Robinson Crusoe

by: Daniel Defoe

Symbols

Main ideas Symbols
Symbols are objects, characters, figures, or colors used to represent abstract ideas or concepts.

The Footprint

Crusoe’s shocking discovery of a single footprint on the sand in Chapter XVIII is one of the most famous moments in the novel, and it symbolizes our hero’s conflicted feelings about human companionship. Crusoe has earlier confessed how much he misses companionship, yet the evidence of a man on his island sends him into a panic. Immediately he interprets the footprint negatively, as the print of the devil or of an aggressor. He never for a moment entertains hope that it could belong to an angel or another European who could rescue or befriend him. This instinctively negative and fearful attitude toward others makes us consider the possibility that Crusoe may not want to return to human society after all, and that the isolation he is experiencing may actually be his ideal state.

The Cross

Concerned that he will “lose [his] reckoning of time” in Chapter VII, Crusoe marks the passing of days “with [his] knife upon a large post, in capital letters, and making it into a great cross . . . set[s] it up on the shore where [he] first landed. . . .” The large size and capital letters show us how important this cross is to Crusoe as a timekeeping device and thus also as a way of relating himself to the larger social world where dates and calendars still matter.

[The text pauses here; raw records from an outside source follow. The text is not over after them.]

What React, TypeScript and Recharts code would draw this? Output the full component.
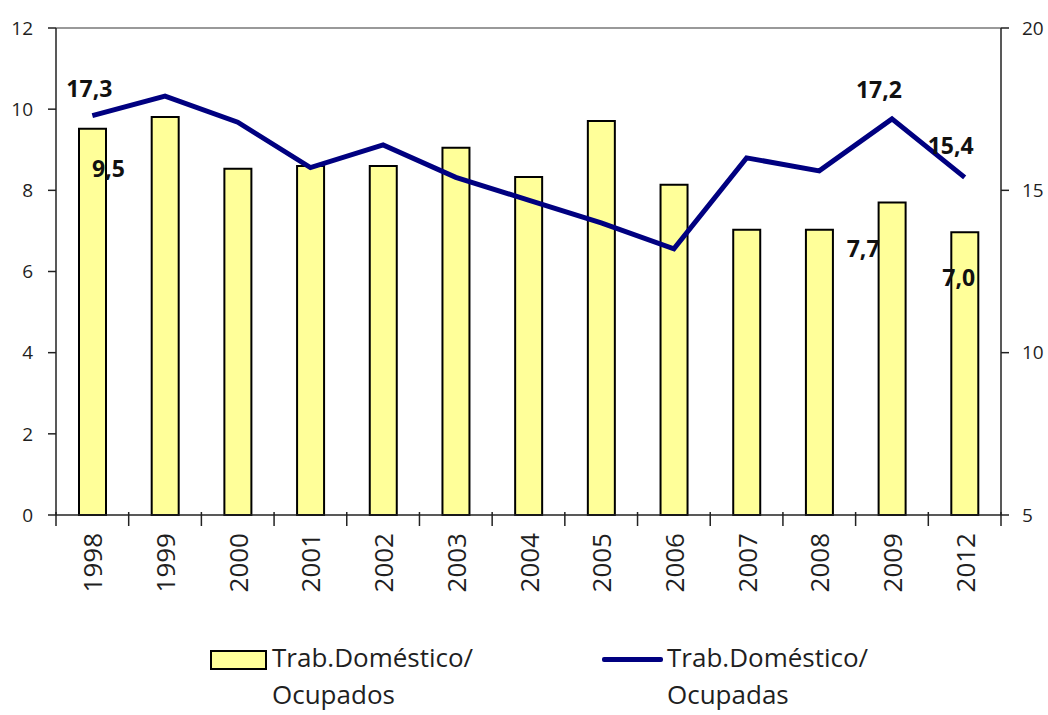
import React from 'react';
import { ComposedChart, Bar, Line, XAxis, YAxis, LabelList, ReferenceLine, Legend } from 'recharts';

const years = ['1998', '1999', '2000', '2001', '2002', '2003', '2004', '2005', '2006', '2007', '2008', '2009', '2012'];
const ocupados = [9.52, 9.81, 8.53, 8.6, 8.6, 9.05, 8.33, 9.71, 8.14, 7.03, 7.03, 7.7, 6.97];
const ocupadas = [17.3, 17.9, 17.1, 15.7, 16.4, 15.4, 14.7, 14.0, 13.2, 16.0, 15.6, 17.2, 15.4];
const leftTicks = [0, 2, 4, 6, 8, 10, 12];
const rightTicks = [5, 10, 15, 20];
const barName = 'Trab.Doméstico/ Ocupados';
const lineName = 'Trab.Doméstico/ Ocupadas';
const barLabelIdx = [0, 11, 12];
const lineLabelIdx = [0, 11, 12];

const data = years.map((y, i) => ({ year: y, ocupados: ocupados[i], ocupadas: ocupadas[i] }));

const FONT = '"Open Sans", "Noto Sans", sans-serif';
const fmt = (v: number) => v.toFixed(1).replace('.', ',');

const XTick = (props: any) => {
  const { x, y, payload, index, visibleTicksCount } = props;
  const off = payload && payload.offset ? payload.offset : 945 / 13 / 2;
  const last = index === (visibleTicksCount ?? years.length) - 1;
  return (
    <g>
      <line x1={x - off} x2={x - off} y1={y - 3} y2={y + 11} stroke="#222" strokeWidth={1.5} />
      {last && <line x1={x + off} x2={x + off} y1={y - 3} y2={y + 11} stroke="#222" strokeWidth={1.5} />}
      <text
        x={x}
        y={y + 18}
        transform={`rotate(-90, ${x}, ${y + 18})`}
        textAnchor="end"
        dominantBaseline="central"
        fontSize={26}
        fontFamily={FONT}
        fill="#1f1f1f"
      >
        {payload.value}
      </text>
    </g>
  );
};

const barLabel = (props: any) => {
  const { x, y, width, value, index } = props;
  if (!barLabelIdx.includes(index)) return null;
  const cx = x + width / 2;
  let dx = 0;
  let dy = 50;
  if (index === 0) { dx = 16; dy = 48; }
  if (index === 11) { dx = -29; dy = 54; }
  if (index === 12) { dx = -6; dy = 54; }
  return (
    <text x={cx + dx} y={y + dy} textAnchor="middle" fontSize={23} fontWeight="bold" fontFamily={FONT} fill="#111">
      {fmt(value)}
    </text>
  );
};

const lineLabel = (props: any) => {
  const { x, y, value, index } = props;
  if (!lineLabelIdx.includes(index)) return null;
  let dx = 0;
  let dy = -20;
  if (index === 0) { dx = -3; dy = -19; }
  if (index === 11) { dx = -13; dy = -21; }
  if (index === 12) { dx = -14; dy = -23; }
  return (
    <text x={x + dx} y={y + dy} textAnchor="middle" fontSize={23} fontWeight="bold" fontFamily={FONT} fill="#111">
      {fmt(value)}
    </text>
  );
};

const LegendContent = () => {
  const [b1, b2] = barName.split(' ');
  const [l1, l2] = lineName.split(' ');
  const textStyle: React.CSSProperties = {
    position: 'absolute',
    top: 0,
    fontSize: 26,
    lineHeight: '37px',
    fontFamily: FONT,
    color: '#1f1f1f',
    whiteSpace: 'nowrap',
  };
  return (
    <div style={{ position: 'relative', width: 1048, height: 74 }}>
      <div style={{ position: 'absolute', left: 210, top: 11, width: 53, height: 16, border: '2px solid #000', background: '#FFFF99' }} />
      <div style={{ ...textStyle, left: 272 }}>{b1}<br />{b2}</div>
      <div style={{ position: 'absolute', left: 602, top: 18, width: 61, height: 5, borderRadius: 2, background: '#000080' }} />
      <div style={{ ...textStyle, left: 667 }}>{l1}<br />{l2}</div>
    </div>
  );
};

export default function App() {
  return (
    <div style={{ position: 'absolute', left: 0, top: 0, background: '#fff' }}>
      <ComposedChart width={1048} height={715} data={data} margin={{ top: 28, right: 0, bottom: 0, left: 0 }}>
        <XAxis
          dataKey="year"
          height={200}
          tickSize={0}
          tickMargin={0}
          tickLine={false}
          axisLine={{ stroke: '#222', strokeWidth: 1.5 }}
          tick={<XTick />}
          interval={0}
        />
        <YAxis
          yAxisId="left"
          domain={[0, 12]}
          ticks={leftTicks}
          width={56}
          tickSize={8}
          tickMargin={15}
          axisLine={{ stroke: '#222', strokeWidth: 1.5 }}
          tickLine={{ stroke: '#222', strokeWidth: 1.5 }}
          tick={{ fontSize: 19, fontFamily: FONT, fill: '#1f1f1f' }}
        />
        <YAxis
          yAxisId="right"
          orientation="right"
          domain={[5, 20]}
          ticks={rightTicks}
          width={47}
          tickSize={8}
          tickMargin={13}
          axisLine={{ stroke: '#222', strokeWidth: 1.5 }}
          tickLine={{ stroke: '#222', strokeWidth: 1.5 }}
          tick={{ fontSize: 19, fontFamily: FONT, fill: '#1f1f1f', textAnchor: 'start' }}
        />
        <ReferenceLine yAxisId="left" y={12} stroke="#999" strokeWidth={2} />
        <Legend verticalAlign="middle" align="center" content={<LegendContent />} wrapperStyle={{ top: 639, left: 0, width: 1048 }} />
        <Bar
          yAxisId="left"
          dataKey="ocupados"
          name={barName}
          barSize={27}
          fill="#FFFF99"
          stroke="#000"
          strokeWidth={2}
          isAnimationActive={false}
        >
          <LabelList dataKey="ocupados" content={barLabel} />
        </Bar>
        <Line
          yAxisId="right"
          dataKey="ocupadas"
          name={lineName}
          type="linear"
          stroke="#000080"
          strokeWidth={5}
          dot={false}
          activeDot={false}
          isAnimationActive={false}
        >
          <LabelList dataKey="ocupadas" content={lineLabel} />
        </Line>
      </ComposedChart>
    </div>
  );
}
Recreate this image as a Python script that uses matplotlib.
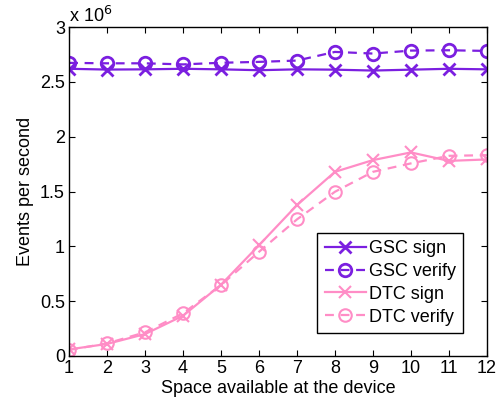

But the cross is also a symbol of his own new existence on the island, just as the Christian cross is a symbol of the Christian’s new life in Christ after baptism, an immersion in water like Crusoe’s shipwreck experience. Yet Crusoe’s large cross seems somewhat blasphemous in making no reference to Christ. Instead, it is a memorial to Crusoe himself, underscoring how completely he has become the center of his own life.

Crusoe’s Bower

On a scouting tour around the island, Crusoe discovers a delightful valley in which he decides to build a country retreat or “bower” in Chapter XII. This bower contrasts sharply with Crusoe’s first residence, since it is built not for the practical purpose of shelter or storage, but simply for pleasure: “because I was so enamoured of the place.” Crusoe is no longer focused solely on survival, which by this point in the novel is more or less secure. Now, for the first time since his arrival, he thinks in terms of “pleasantness.” Thus, the bower symbolizes a radical improvement in Crusoe’s attitude toward his time on the island. Island life is no longer necessarily a disaster to suffer through, but may be an opportunity for enjoyment—just as, for the Presbyterian, life may be enjoyed only after hard work has been finished and repentance achieved.